* PROBLEM DETAILS *
Beneath this task is a listing; retype all of it exactly.

* INFORMATION SUPPLIED *
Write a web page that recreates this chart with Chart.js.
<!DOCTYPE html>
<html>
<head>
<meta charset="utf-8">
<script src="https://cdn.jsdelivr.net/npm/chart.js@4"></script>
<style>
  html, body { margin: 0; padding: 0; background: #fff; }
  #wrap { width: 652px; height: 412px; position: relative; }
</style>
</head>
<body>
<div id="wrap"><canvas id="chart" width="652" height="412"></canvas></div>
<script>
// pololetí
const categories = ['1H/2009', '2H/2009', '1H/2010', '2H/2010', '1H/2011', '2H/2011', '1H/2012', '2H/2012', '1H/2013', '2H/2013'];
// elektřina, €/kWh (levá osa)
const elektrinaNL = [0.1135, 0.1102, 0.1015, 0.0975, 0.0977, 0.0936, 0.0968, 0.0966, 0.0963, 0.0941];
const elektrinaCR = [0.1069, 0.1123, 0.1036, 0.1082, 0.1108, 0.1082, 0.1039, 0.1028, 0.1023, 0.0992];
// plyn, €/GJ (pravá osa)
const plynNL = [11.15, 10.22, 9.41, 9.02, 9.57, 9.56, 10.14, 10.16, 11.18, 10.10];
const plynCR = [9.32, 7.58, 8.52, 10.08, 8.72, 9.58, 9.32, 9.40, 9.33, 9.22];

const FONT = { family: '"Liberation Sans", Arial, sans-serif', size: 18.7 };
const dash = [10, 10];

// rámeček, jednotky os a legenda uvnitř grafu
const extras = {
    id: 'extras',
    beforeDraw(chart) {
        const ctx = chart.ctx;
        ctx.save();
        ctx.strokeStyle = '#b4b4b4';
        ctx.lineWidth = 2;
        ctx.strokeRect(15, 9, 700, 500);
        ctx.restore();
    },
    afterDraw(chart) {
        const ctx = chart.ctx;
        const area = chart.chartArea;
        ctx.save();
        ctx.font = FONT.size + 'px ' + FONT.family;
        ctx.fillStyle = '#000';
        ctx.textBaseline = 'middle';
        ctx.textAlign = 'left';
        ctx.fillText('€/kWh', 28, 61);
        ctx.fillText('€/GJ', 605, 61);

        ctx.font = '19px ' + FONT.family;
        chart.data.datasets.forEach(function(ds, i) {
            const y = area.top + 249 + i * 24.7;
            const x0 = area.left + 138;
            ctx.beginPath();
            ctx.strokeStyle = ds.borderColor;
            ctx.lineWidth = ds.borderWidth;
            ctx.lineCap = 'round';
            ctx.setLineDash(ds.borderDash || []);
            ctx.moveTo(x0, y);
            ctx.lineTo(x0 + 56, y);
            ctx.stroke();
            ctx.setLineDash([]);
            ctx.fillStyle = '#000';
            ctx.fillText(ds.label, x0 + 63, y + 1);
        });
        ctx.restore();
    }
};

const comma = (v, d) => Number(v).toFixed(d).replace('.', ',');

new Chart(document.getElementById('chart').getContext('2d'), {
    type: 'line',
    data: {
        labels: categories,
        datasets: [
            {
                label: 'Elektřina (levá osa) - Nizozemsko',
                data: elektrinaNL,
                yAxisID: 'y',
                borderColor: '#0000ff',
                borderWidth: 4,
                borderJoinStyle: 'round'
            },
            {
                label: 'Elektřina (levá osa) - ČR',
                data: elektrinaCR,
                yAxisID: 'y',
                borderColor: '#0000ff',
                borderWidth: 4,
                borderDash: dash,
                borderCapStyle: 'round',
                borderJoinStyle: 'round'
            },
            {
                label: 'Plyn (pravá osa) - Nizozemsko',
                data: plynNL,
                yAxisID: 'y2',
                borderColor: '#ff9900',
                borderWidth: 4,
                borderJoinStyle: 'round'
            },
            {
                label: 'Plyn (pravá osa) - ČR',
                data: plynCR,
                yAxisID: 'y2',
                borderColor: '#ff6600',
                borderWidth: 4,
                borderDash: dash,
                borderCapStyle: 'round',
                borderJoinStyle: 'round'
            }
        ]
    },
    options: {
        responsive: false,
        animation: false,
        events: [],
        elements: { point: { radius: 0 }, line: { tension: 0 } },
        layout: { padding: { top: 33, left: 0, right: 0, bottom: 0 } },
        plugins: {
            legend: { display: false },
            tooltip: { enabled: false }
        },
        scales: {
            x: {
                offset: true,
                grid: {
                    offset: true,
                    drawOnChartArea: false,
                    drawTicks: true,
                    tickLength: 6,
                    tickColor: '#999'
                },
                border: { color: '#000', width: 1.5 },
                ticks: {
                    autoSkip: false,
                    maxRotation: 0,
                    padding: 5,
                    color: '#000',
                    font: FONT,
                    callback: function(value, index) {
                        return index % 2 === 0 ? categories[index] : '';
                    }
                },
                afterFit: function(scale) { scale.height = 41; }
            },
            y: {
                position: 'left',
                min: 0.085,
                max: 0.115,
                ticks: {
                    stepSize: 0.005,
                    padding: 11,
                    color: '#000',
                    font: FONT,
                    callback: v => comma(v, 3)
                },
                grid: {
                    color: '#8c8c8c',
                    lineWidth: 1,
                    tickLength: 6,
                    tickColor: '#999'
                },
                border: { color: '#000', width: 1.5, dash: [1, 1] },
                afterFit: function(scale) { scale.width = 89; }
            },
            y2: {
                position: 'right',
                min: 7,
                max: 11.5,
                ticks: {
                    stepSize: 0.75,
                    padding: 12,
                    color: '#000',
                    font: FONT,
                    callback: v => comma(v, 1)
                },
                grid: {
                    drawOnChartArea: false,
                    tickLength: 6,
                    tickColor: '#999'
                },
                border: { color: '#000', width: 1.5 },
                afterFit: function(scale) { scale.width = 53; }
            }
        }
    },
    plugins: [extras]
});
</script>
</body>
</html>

* RESULT OF THIS EXERCISE *
Write a web page that recreates this chart with Chart.js.
<!DOCTYPE html>
<html>
<head>
<meta charset="utf-8">
<script src="https://cdn.jsdelivr.net/npm/chart.js@4"></script>
<style>
  html, body { margin: 0; padding: 0; background: #fff; }
  #wrap { width: 652px; height: 412px; position: relative; }
</style>
</head>
<body>
<div id="wrap"><canvas id="chart" width="652" height="412"></canvas></div>
<script>
// pololetí
const categories = ['1H/2009', '2H/2009', '1H/2010', '2H/2010', '1H/2011', '2H/2011', '1H/2012', '2H/2012', '1H/2013', '2H/2013'];
// elektřina, €/kWh (levá osa)
const elektrinaNL = [0.1135, 0.1102, 0.1015, 0.0975, 0.0977, 0.0936, 0.0968, 0.0966, 0.0963, 0.0941];
const elektrinaCR = [0.1069, 0.1123, 0.1036, 0.1082, 0.1108, 0.1082, 0.1039, 0.1028, 0.1023, 0.0992];
// plyn, €/GJ (pravá osa)
const plynNL = [11.15, 10.22, 9.41, 9.02, 9.57, 9.56, 10.14, 10.16, 11.18, 10.10];
const plynCR = [9.32, 7.58, 8.52, 10.08, 8.72, 9.58, 9.32, 9.40, 9.33, 9.22];

const FONT = { family: '"Liberation Sans", Arial, sans-serif', size: 18.7 };
const dash = [10, 10];

// rámeček, jednotky os a legenda uvnitř grafu
const extras = {
    id: 'extras',
    beforeDraw(chart) {
        const ctx = chart.ctx;
        ctx.save();
        ctx.strokeStyle = '#b4b4b4';
        ctx.lineWidth = 2;
        ctx.strokeRect(15, 9, 700, 500);
        ctx.restore();
    },
    afterDraw(chart) {
        const ctx = chart.ctx;
        const area = chart.chartArea;
        ctx.save();
        ctx.font = FONT.size + 'px ' + FONT.family;
        ctx.fillStyle = '#000';
        ctx.textBaseline = 'middle';
        ctx.textAlign = 'left';
        ctx.fillText('€/kWh', 28, 61);
        ctx.fillText('€/GJ', 605, 61);

        ctx.font = '19px ' + FONT.family;
        chart.data.datasets.forEach(function(ds, i) {
            const y = area.top + 249 + i * 24.7;
            const x0 = area.left + 138;
            ctx.beginPath();
            ctx.strokeStyle = ds.borderColor;
            ctx.lineWidth = ds.borderWidth;
            ctx.lineCap = 'round';
            ctx.setLineDash(ds.borderDash || []);
            ctx.moveTo(x0, y);
            ctx.lineTo(x0 + 56, y);
            ctx.stroke();
            ctx.setLineDash([]);
            ctx.fillStyle = '#000';
            ctx.fillText(ds.label, x0 + 63, y + 1);
        });
        ctx.restore();
    }
};

const comma = (v, d) => Number(v).toFixed(d).replace('.', ',');

new Chart(document.getElementById('chart').getContext('2d'), {
    type: 'line',
    data: {
        labels: categories,
        datasets: [
            {
                label: 'Elektřina (levá osa) - Nizozemsko',
                data: elektrinaNL,
                yAxisID: 'y',
                borderColor: '#0000ff',
                borderWidth: 4,
                borderJoinStyle: 'round'
            },
            {
                label: 'Elektřina (levá osa) - ČR',
                data: elektrinaCR,
                yAxisID: 'y',
                borderColor: '#0000ff',
                borderWidth: 4,
                borderDash: dash,
                borderCapStyle: 'round',
                borderJoinStyle: 'round'
            },
            {
                label: 'Plyn (pravá osa) - Nizozemsko',
                data: plynNL,
                yAxisID: 'y2',
                borderColor: '#ff9900',
                borderWidth: 4,
                borderJoinStyle: 'round'
            },
            {
                label: 'Plyn (pravá osa) - ČR',
                data: plynCR,
                yAxisID: 'y2',
                borderColor: '#ff6600',
                borderWidth: 4,
                borderDash: dash,
                borderCapStyle: 'round',
                borderJoinStyle: 'round'
            }
        ]
    },
    options: {
        responsive: false,
        animation: false,
        events: [],
        elements: { point: { radius: 0 }, line: { tension: 0 } },
        layout: { padding: { top: 33, left: 0, right: 0, bottom: 0 } },
        plugins: {
            legend: { display: false },
            tooltip: { enabled: false }
        },
        scales: {
            x: {
                offset: true,
                grid: {
                    offset: true,
                    drawOnChartArea: false,
                    drawTicks: true,
                    tickLength: 6,
                    tickColor: '#999'
                },
                border: { color: '#000', width: 1.5 },
                ticks: {
                    autoSkip: false,
                    maxRotation: 0,
                    padding: 5,
                    color: '#000',
                    font: FONT,
                    callback: function(value, index) {
                        return index % 2 === 0 ? categories[index] : '';
                    }
                },
                afterFit: function(scale) { scale.height = 41; }
            },
            y: {
                position: 'left',
                min: 0.085,
                max: 0.115,
                ticks: {
                    stepSize: 0.005,
                    padding: 11,
                    color: '#000',
                    font: FONT,
                    callback: v => comma(v, 3)
                },
                grid: {
                    color: '#8c8c8c',
                    lineWidth: 1,
                    tickLength: 6,
                    tickColor: '#999'
                },
                border: { color: '#000', width: 1.5, dash: [1, 1] },
                afterFit: function(scale) { scale.width = 89; }
            },
            y2: {
                position: 'right',
                min: 7,
                max: 11.5,
                ticks: {
                    stepSize: 0.75,
                    padding: 12,
                    color: '#000',
                    font: FONT,
                    callback: v => comma(v, 1)
                },
                grid: {
                    drawOnChartArea: false,
                    tickLength: 6,
                    tickColor: '#999'
                },
                border: { color: '#000', width: 1.5 },
                afterFit: function(scale) { scale.width = 53; }
            }
        }
    },
    plugins: [extras]
});
</script>
</body>
</html>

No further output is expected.